No one has the right to tell me, or anyone else, what I should or should not do. I am gay. I am an Arab. And I am a Muslim. I have a strong connection to Islam as a culture and as a civilization. It is very important for me to say that I am gay and Muslim. For others, this might sound like a contradiction. Not for me: I reinvent it as I want. My model, in doing that, is my mother, M’Barka.

So you expect that life will get better for Arab LGBT men and women?

I hope. I pray for that. I fight for that. I write articles to prepare for that. And I am not the only one. Take the wonderful Samir Bargachi, for example, who founded the Moroccan gay association, Kifkif, and who co-founded the first Arab gay magazine, Mithly. I admire him very much. Thanks to him, and to his team, the neutral Arabic word “Mithly” (it was invented 5 years ago in Lebanon, I think) for homosexual is being increasingly used by the Arab people and media.

What advice do you have for LGBT youth living in the Middle East?
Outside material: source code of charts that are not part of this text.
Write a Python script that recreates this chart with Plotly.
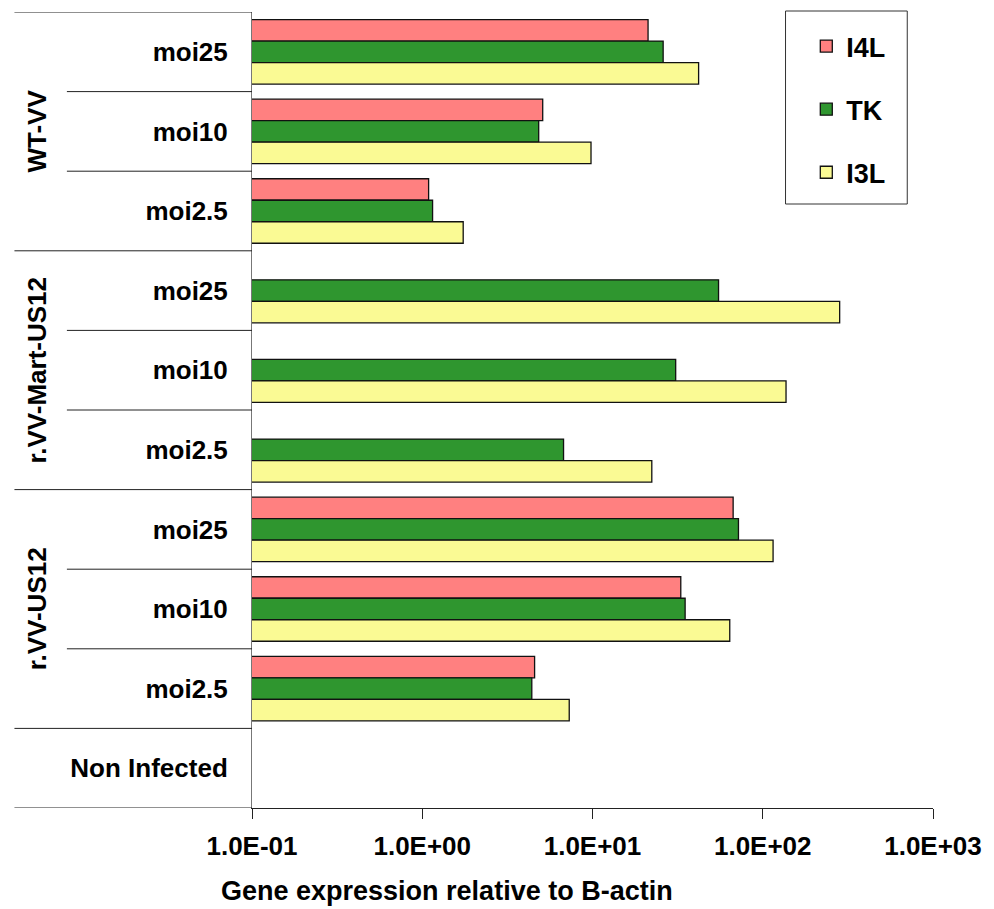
import plotly.graph_objects as go

# ---- data (top -> bottom) ----
row_keys = ["WT-VV|moi25", "WT-VV|moi10", "WT-VV|moi2.5",
            "Mart|moi25", "Mart|moi10", "Mart|moi2.5",
            "US12|moi25", "US12|moi10", "US12|moi2.5",
            "Non Infected"]
row_labels = ["moi25", "moi10", "moi2.5",
              "moi25", "moi10", "moi2.5",
              "moi25", "moi10", "moi2.5",
              "Non Infected"]
group_names = ["WT-VV", "r.VV-Mart-US12", "r.VV-US12"]
group_mid_rows = ["WT-VV|moi10", "Mart|moi10", "US12|moi10"]

series_names = ["I4L", "TK", "I3L"]
i4l = [21.2, 5.1, 1.09, None, None, None, 67, 33, 4.57, None]
tk = [26, 4.83, 1.15, 55, 30.8, 6.76, 72, 35, 4.40, None]
i3l = [42, 9.8, 1.74, 283, 137, 22.3, 115, 64, 7.3, None]
series_values = [i4l, tk, i3l]
series_colors = ["#FF8080", "#2F962F", "#FAFA94"]

tick_vals = [0.1, 1, 10, 100, 1000]
tick_text = ["1.0E-01", "1.0E+00", "1.0E+01", "1.0E+02", "1.0E+03"]

FONT = "Liberation Sans, Arial, sans-serif"

fig = go.Figure()
for name, vals, col in zip(series_names, series_values, series_colors):
    fig.add_trace(go.Bar(
        y=row_keys, x=vals, name=name, orientation="h",
        legendgroup=name,
        marker=dict(color=col, line=dict(color="#111111", width=1.3)),
    ))

# plot area in px
W, H = 994, 909
L, RM, T, B = 252, 48, 12, 808
R = W - RM
pw, ph = R - L, B - T


def px_x(x):
    # x given in reference pixels (plot spans 252..940 there)
    return (x - L) / 688


def px_y(y):
    return (B - y) / ph


shapes = []
# divider lines
for i in range(-1, 10):
    yv = i + 0.5
    full = i in (-1, 2, 5, 8, 9)
    x0 = px_x(12) if full else px_x(65)
    shapes.append(dict(type="line", xref="paper", yref="y", x0=x0, x1=0,
                       y0=yv, y1=yv, line=dict(color="#222222", width=1)))
# legend box
shapes.append(dict(type="rect", xref="paper", yref="paper",
                   x0=px_x(791), x1=px_x(914), y0=px_y(204), y1=px_y(11),
                   line=dict(color="#333333", width=1), fillcolor="rgba(0,0,0,0)"))

annotations = []
for g, r in zip(group_names, group_mid_rows):
    annotations.append(dict(text=g, xref="paper", yref="y", x=px_x(35), y=r,
                            showarrow=False, textangle=-90,
                            font=dict(family=FONT, size=26, color="black"),
                            xanchor="center", yanchor="middle"))
annotations.append(dict(text="Gene expression relative to B-actin",
                        xref="paper", yref="paper", x=px_x(449), y=px_y(891),
                        showarrow=False, xanchor="center", yanchor="middle",
                        font=dict(family=FONT, size=27, color="black")))

fig.update_layout(
    width=W, height=H, autosize=False,
    margin=dict(l=L, r=RM, t=T, b=H - B, pad=0),
    paper_bgcolor="white", plot_bgcolor="white",
    barmode="group", bargap=0.19, bargroupgap=0,
    font=dict(family=FONT, color="black", size=24, weight="bold"),
    showlegend=True,
    legend=dict(x=px_x(812), y=px_y(22), xanchor="left", yanchor="top",
                bgcolor="rgba(0,0,0,0)", borderwidth=0,
                traceorder="grouped", tracegroupgap=25,
                font=dict(family=FONT, size=27, color="black", weight="bold")),
    shapes=shapes, annotations=annotations,
)
fig.update_xaxes(type="log", range=[-1, 3], tickvals=tick_vals, ticktext=tick_text,
                 showgrid=False, zeroline=False, showline=True, linecolor="#222222",
                 linewidth=1, ticks="outside", ticklen=10, tickcolor="#222222",
                 tickfont=dict(family=FONT, size=26, color="black", weight="bold"),
                 ticklabelstandoff=5, ticklabeloverflow="allow")
fig.update_yaxes(type="category", categoryorder="array", categoryarray=row_keys,
                 range=[9.5, -0.5], tickvals=row_keys, ticktext=row_labels,
                 showgrid=False, zeroline=False, showline=True, linecolor="#777777",
                 linewidth=1, ticks="", ticklabelstandoff=18,
                 tickfont=dict(family=FONT, size=26, color="black", weight="bold"))

fig.write_html(
    "out.html",
    config={"responsive": False, "displayModeBar": False},
    post_script="document.body.style.margin='0';document.body.style.overflow='hidden';",
)
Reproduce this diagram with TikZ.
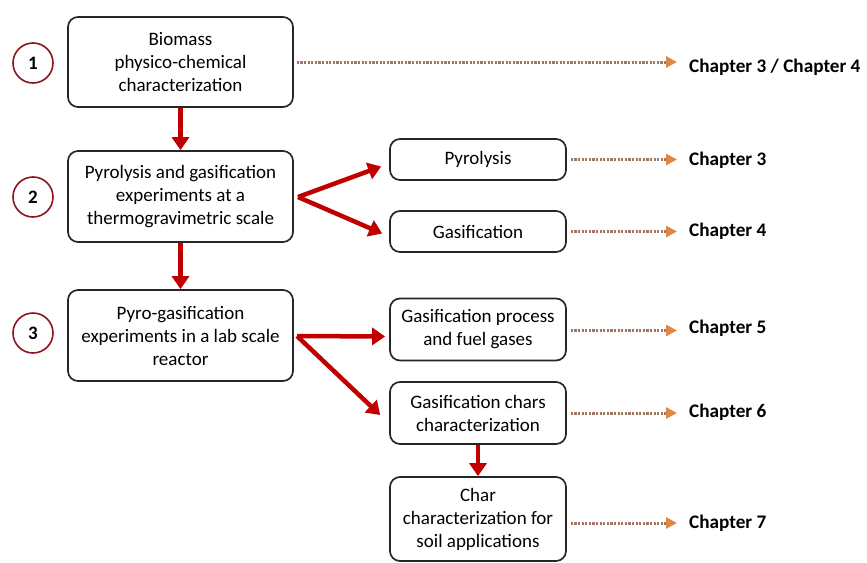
\documentclass[tikz,border=0pt]{standalone}
\usepackage{fontspec}
\setmainfont{Carlito}
\usetikzlibrary{arrows.meta}
\definecolor{arrowred}{RGB}{192,0,0}
\definecolor{dotbrown}{RGB}{160,118,100}
\definecolor{tiporange}{RGB}{222,135,70}
\definecolor{ringred}{RGB}{140,20,30}

\begin{document}
\begin{tikzpicture}
[x=1pt, y=-1pt,
box/.style={draw=black!85, line width=1.7pt, rounded corners=10pt, align=center, font=\fontsize{19}{23}\selectfont, inner sep=0pt},
num/.style={circle, draw=ringred, line width=1.6pt, minimum size=40pt, inner sep=0pt, font=\fontsize{19}{22}\selectfont\bfseries},
chap/.style={anchor=west, font=\fontsize{19.2}{22}\selectfont\bfseries, inner sep=0pt},
flow/.style={arrowred, line width=4.5pt, -{Triangle[length=13pt,width=17pt]}},
link/.style={dotbrown, line width=3pt, dash pattern=on 2.2pt off 1.4pt, shorten >=12pt, -{Triangle[length=11pt,width=11pt,color=tiporange]}}]

\useasboundingbox (0,0) rectangle (867,562);

% steps
\node[num] (n1) at (33,63) {1};
\node[num] (n2) at (33,197) {2};
\node[num] (n3) at (33,333) {3};

\node[box, minimum width=225pt, minimum height=90pt] (bio) at (180.5,62) {Biomass\\physico-chemical\\characterization};
\node[box, minimum width=225pt, minimum height=91pt] (tga) at (180.5,196.5) {Pyrolysis and gasification\\experiments at a\\thermogravimetric scale};
\node[box, minimum width=225pt, minimum height=91pt] (lab) at (180.5,335.5) {Pyro-gasification\\experiments in a lab scale\\reactor};

% right column
\node[box, minimum width=176pt, minimum height=41pt] (pyro) at (478,159.5) {Pyrolysis};
\node[box, minimum width=176pt, minimum height=41pt] (gas) at (478,231.5) {Gasification};
\node[box, minimum width=176pt, minimum height=62pt] (gproc) at (478,329.5) {Gasification process\\and fuel gases};
\node[box, minimum width=176pt, minimum height=62pt] (chars) at (478,413) {Gasification chars\\characterization};
\node[box, minimum width=176pt, minimum height=84pt] (soil) at (478,519) {Char\\characterization for\\soil applications};

% chapters
\node[chap] (c1) at (689,67) {Chapter 3 / Chapter 4};
\node[chap] (c2) at (689,160) {Chapter 3};
\node[chap] (c3) at (689,231) {Chapter 4};
\node[chap] (c4) at (689,328) {Chapter 5};
\node[chap] (c5) at (689,412) {Chapter 6};
\node[chap] (c6) at (689,523) {Chapter 7};

\coordinate (v2) at (298,197);
\coordinate (v3) at (297,336);

% red arrows
\draw[flow] (bio.south) -- (tga.north);
\draw[flow] (tga.south) -- (lab.north);
\draw[flow] (chars.south) -- (soil.north);
\draw[flow] (v2) -- ([shift={(-8,7)}]pyro.west);
\draw[flow] (v2) -- ([shift={(-7,2)}]gas.west);
\draw[flow] (v3) -- ([shift={(-4,7)}]gproc.west);
\draw[flow] (v3) -- ([shift={(-9,2)}]chars.west);

% dotted links
\draw[link] ([xshift=3pt]bio.east) -- (c1.west |- bio.east);
\draw[link] ([xshift=4pt]pyro.east) -- (c2.west |- pyro.east);
\draw[link] ([xshift=4pt]gas.east) -- (c3.west |- gas.east);
\draw[link] ([xshift=4pt,yshift=-1pt]gproc.east) -- ([yshift=-1pt]c4.west |- gproc.east);
\draw[link] ([xshift=4pt]chars.east) -- (c5.west |- chars.east);
\draw[link] ([xshift=4pt,yshift=-4pt]soil.east) -- ([yshift=-4pt]c6.west |- soil.east);
\end{tikzpicture}
\end{document}
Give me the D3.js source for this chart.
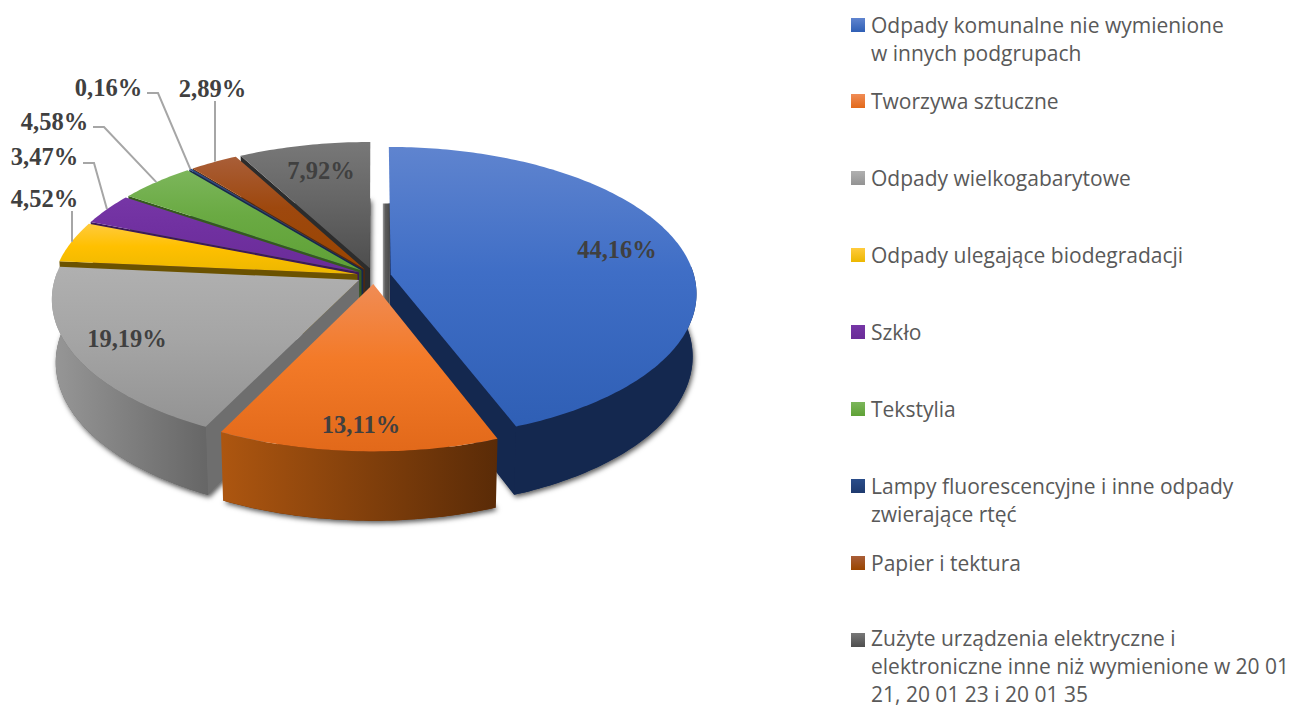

I have no advice to give them. They know what to do. I learn from them. I learn from the young Arabs who started the Arab Spring. Thanks to them, the Arab world is finally awaking, learning how to face its interior demons and to stop blaming the others all the time.

What are you doing these days and what’s next?

In 2010, I wrote a novel titled Le Jour du Roi. In France, it won the Prix de Flore and it was recently translated into Arabic by the Lebanese publishing house Dar Al-Adab. I am also finishing my new novel. It’s about a Moroccan prostitute, her gay son, Islam, terrorists, and Marilyn Monroe. It will come out soon, at least in France. Et voilà.